En esta línea encajan los esfuerzos de Rusia, China y la India, con el trasfondo de lo que ahora se denomina Sur Global. En el caso de Rusia el resultado cosechado, tanto con la iniciativa nacida en 1991 para poner en marcha la Comunidad de Estados Independientes como con la Organización del Tratado de Seguridad Colectiva, es muy exiguo, mostrando el escaso atractivo que tiene Moscú para sus vecinos y más allá, salvo en la medida en que necesiten sus hidrocarburos o sus armas y mercenarios. Por su parte, China resulta más atractivo para muchos más países y por eso Pekín ha logrado no solamente implicar a decenas de ellos en su macroproyecto de La Franja y la Ruta, sino también establecer nuevas estructuras financieras (como el Nuevo Banco de Desarrollo del BRICS), sin que sea posible todavía determinar si lo hace como palanca para lograr el sitio que entiende que le corresponde en las instancias internacionales ya creadas o como una verdadera alternativa que busca liderar un intento de acelerar la desdolarización y rivalizar directamente con Washington por la hegemonía mundial. También la India parece convencida de que tiene la oportunidad de jugar un papel relevante en esa misma línea y así ha querido mostrarlo en la reciente cumbre del G-20.
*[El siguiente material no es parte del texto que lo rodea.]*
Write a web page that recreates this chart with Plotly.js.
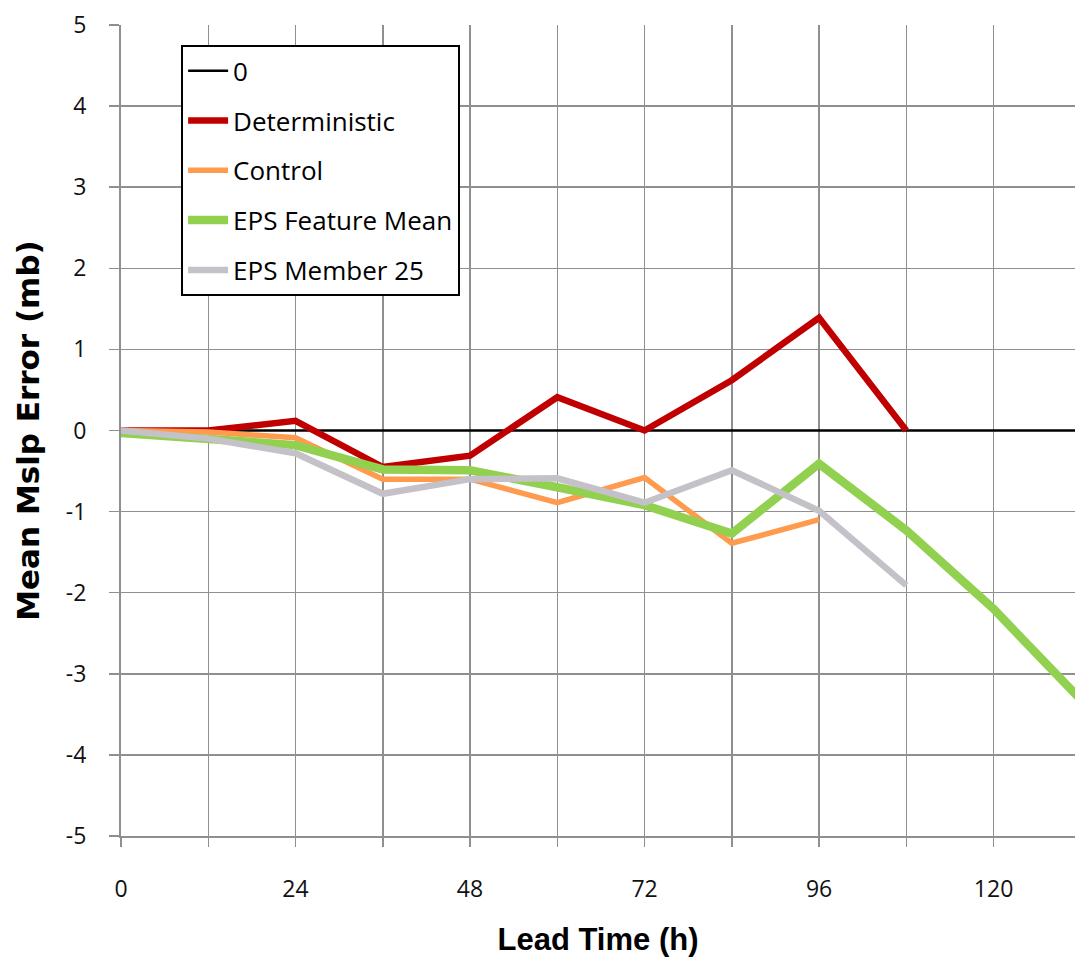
<!DOCTYPE html>
<html>
<head>
<meta charset="utf-8">
<script src="https://cdn.plot.ly/plotly-3.0.1.min.js"></script>
<style>html,body{margin:0;padding:0;background:#fff;}#chart{width:1075px;height:962px;}</style>
</head>
<body>
<div id="chart"></div>
<script>
// Lead times (h)
const hours = [0, 12, 24, 36, 48, 60, 72, 84, 96, 108, 120, 132];
const zeroRef = [0, 0, 0, 0, 0, 0, 0, 0, 0, 0, 0, 0];
const deterministic = [0, 0, 0.12, -0.45, -0.31, 0.41, 0, 0.62, 1.39, 0];
const control = [0, -0.02, -0.09, -0.6, -0.6, -0.89, -0.58, -1.39, -1.1];
const epsFeatureMean = [-0.03, -0.1, -0.18, -0.48, -0.49, -0.7, -0.92, -1.27, -0.41, -1.23, -2.2, -3.32];
const epsMember25 = [0, -0.1, -0.28, -0.78, -0.6, -0.59, -0.89, -0.49, -0.99, -1.91];
const xTickLabels = ['0', '', '24', '', '48', '', '72', '', '96', '', '120', ''];
const yTickVals = [-5, -4, -3, -2, -1, 0, 1, 2, 3, 4, 5];
const yTickLabels = ['-5', '-4', '-3', '-2', '-1', '0', '1', '2', '3', '4', '5'];

const baseFont = '"Open Sans", Lato, sans-serif';

const traces = [
  {name: '0', x: hours, y: zeroRef, line: {color: '#000000', width: 2.5}},
  {name: 'Deterministic', x: hours.slice(0, deterministic.length), y: deterministic, line: {color: '#C00000', width: 6.5}},
  {name: 'Control', x: hours.slice(0, control.length), y: control, line: {color: '#FF9B4E', width: 5.5}},
  {name: 'EPS Feature Mean', x: hours.slice(0, epsFeatureMean.length), y: epsFeatureMean, line: {color: '#92D050', width: 8.5}},
  {name: 'EPS Member 25', x: hours.slice(0, epsMember25.length), y: epsMember25, line: {color: '#C4C1C9', width: 6.5}}
].map((t, i) => Object.assign({type: 'scatter', mode: 'lines', legendgroup: 'g' + i, hoverinfo: 'skip'}, t));

const layout = {
  width: 1075, height: 962,
  margin: {l: 121, r: 0, t: 25, b: 126},
  paper_bgcolor: '#ffffff', plot_bgcolor: '#ffffff',
  showlegend: true,
  legend: {
    x: 0.063, y: 0.975, xanchor: 'left', yanchor: 'top',
    bgcolor: '#ffffff', bordercolor: '#000000', borderwidth: 2,
    font: {family: baseFont, size: 26, color: '#000'},
    tracegroupgap: 13, traceorder: 'grouped', itemwidth: 40
  },
  xaxis: {
    range: [0, 131.2], tickmode: 'array', tickvals: hours, ticktext: xTickLabels,
    showgrid: true, gridcolor: '#8f8f8f', gridwidth: 1.5,
    showline: true, linecolor: '#8f8f8f', linewidth: 2,
    ticks: 'outside', ticklen: 9, tickcolor: '#8f8f8f', tickwidth: 1.5,
    zeroline: false, ticklabelstandoff: 22,
    tickfont: {family: baseFont, size: 23, color: '#111'},
    title: {text: 'Lead Time (h)', font: {family: '"Liberation Sans", Arial, sans-serif', size: 31, color: '#000', weight: 'bold'}, standoff: 26}
  },
  yaxis: {
    range: [-5, 5], tickmode: 'array', tickvals: yTickVals, ticktext: yTickLabels,
    showgrid: true, gridcolor: '#8f8f8f', gridwidth: 1.5,
    showline: true, linecolor: '#8f8f8f', linewidth: 2,
    ticks: 'outside', ticklen: 10, tickcolor: '#8f8f8f', tickwidth: 1.5,
    zeroline: false, ticklabelstandoff: 18,
    tickfont: {family: baseFont, size: 23, color: '#111'},
    title: {text: 'Mean Mslp Error (mb)', font: {family: '"DejaVu Sans", Verdana, sans-serif', size: 31, color: '#000', weight: 'bold'}, standoff: 17}
  }
};

Plotly.newPlot('chart', traces, layout, {displayModeBar: false, staticPlot: true});
</script>
</body>
</html>
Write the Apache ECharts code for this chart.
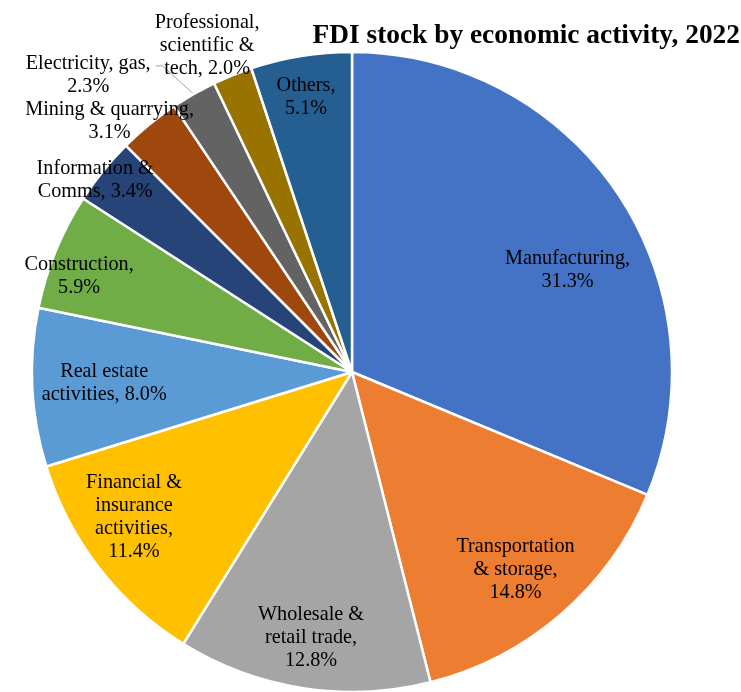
<!DOCTYPE html>
<html><head><meta charset="utf-8">
<script src="https://cdn.jsdelivr.net/npm/echarts@6/dist/echarts.min.js"></script>
<style>html,body{margin:0;padding:0;background:#fff}#c{width:741px;height:692px}</style>
</head><body><div id="c"></div>
<script>
// ---- data ----
const categories = ['Manufacturing', 'Transportation\n& storage', 'Wholesale &\nretail trade', 'Financial &\ninsurance\nactivities', 'Real estate\nactivities', 'Construction', 'Information &\nComms', 'Mining & quarrying', 'Electricity, gas', 'Professional,\nscientific &\ntech', 'Others'];
const shares = [31.3, 14.8, 12.8, 11.4, 8.0, 5.9, 3.4, 3.1, 2.3, 2.0, 5.1];
const labelJoin = ['\n', '\n', '\n', '\n', ' ', '\n', ' ', '\n', '\n', ' ', '\n'];
const titleText = 'FDI stock by economic activity, 2022';

// ---- styles ----
const colors = ['#4472C4', '#ED7D31', '#A5A5A5', '#FFC000', '#5B9BD5', '#70AD47', '#264478', '#9E480E', '#636363', '#997300', '#255E91'];
const labelShift = [[80, -11], [57, 74], [-16, 105], [-89, 46], [-85, 3], [-122, -34], [-130, -89], [-139, -125], [-78, -6], [-84, -175], [-20, -114]];
const OUTSIDE = 8;

const chart = echarts.init(document.getElementById('c'), null, {renderer: 'canvas'});
chart.setOption({
  animation: false,
  backgroundColor: '#fff',
  title: {
    text: titleText, right: 1, top: 22, padding: 0,
    textStyle: {fontFamily: 'Liberation Serif', fontWeight: 'bold', fontSize: 27.4, color: '#000'}
  },
  series: [{
    type: 'pie',
    center: [352, 372],
    radius: [0, 320],
    startAngle: 90,
    clockwise: true,
    avoidLabelOverlap: false,
    emphasis: {disabled: true},
    itemStyle: {borderColor: '#fff', borderWidth: 2.5},
    label: {
      position: 'inside', color: '#000', fontFamily: 'Liberation Serif', fontSize: 20.2, lineHeight: 23,
      formatter: p => p.name + ',' + labelJoin[p.dataIndex] + p.value.toFixed(1) + '%'
    },
    labelLine: {show: false},
    data: shares.map((v, i) => ({
      value: v, name: categories[i],
      itemStyle: {color: colors[i]},
      label: i === OUTSIDE ? {position: 'outside'} : {},
      labelLine: i === OUTSIDE ? {show: true, length: 15, length2: 15, lineStyle: {color: '#a6a6a6', width: 1}} : {show: false}
    })),
    labelLayout: function (p) {
      const s = labelShift[p.dataIndex];
      if (p.dataIndex === OUTSIDE && p.labelLinePoints) {
        const r = p.labelRect;
        const anchorX = r.x + r.width;
        const right = anchorX + s[0] + r.width / 2;
        const top = r.y + s[1];
        return {
          dx: s[0], dy: s[1], align: 'center',
          labelLinePoints: [p.labelLinePoints[0], [right + 12, top + 14], [right + 5, top + 14]]
        };
      }
      return {dx: s[0], dy: s[1]};
    }
  }]
});
</script></body></html>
Pero a partir de esas apariencias, cabe recordar que los BRICS –que no tienen un tratado fundacional ni estructura institucional ni secretaría permanente ni criterios de admisión– reúne a países que difícilmente van más allá de sentirse incómodos en sus posiciones actuales en el concierto internacional. Además, no parece que exista precisamente mucha sintonía entre Nueva Delhi y Pekín para conformar un polo de referencia mundial que agrupe a ese etéreo Sur Global, cuando en realidad no sólo mantienen una muy tensa relación bilateral (que lleva a la India a identificar a China como su principal amenaza de seguridad), sino que compiten por convertirse en el líder de esa corriente alternativa. Tampoco resulta sencillo imaginar a Moscú como subordinado de Pekín, o a la diversidad de miembros del Sur Global alineándose decididamente con alguna de esas potencias emergentes, cuando calculan que pueden sacar mejor partido si simplemente se dejan querer por todos los que compiten en ese juego de liderazgo.
En definitiva, dado que lo único que actualmente comparten los miembros del BRICS y los miembros del muy heterogéneo Sur Global es su malestar con Washington por muy diferentes razones, no resulta fácil imaginar sobre qué bases pueden establecer una agenda común alternativa.
Y mientras tanto, asistimos al continuo deterioro del orden vigente, sin que la ONU logre salir de la postración a la que la han condenado unos y otros, y sin que los G-7 y G-20 de turno parezcan capaces de tomar el relevo para atender a los desafíos y amenazas existenciales que definen nuestro mundo. Por otro lado, lo que la historia se empeña en enseñarnos es que un nuevo orden internacional sólo nace del colapso del anterior, en una clara muestra de las limitaciones de nuestra capacidad reformista, adelantándonos a dicho colapso, sumando fuerzas para atender a problemas que superan las capacidades de cualquier Estado del planeta. ¿Ocurrirá así nuevamente?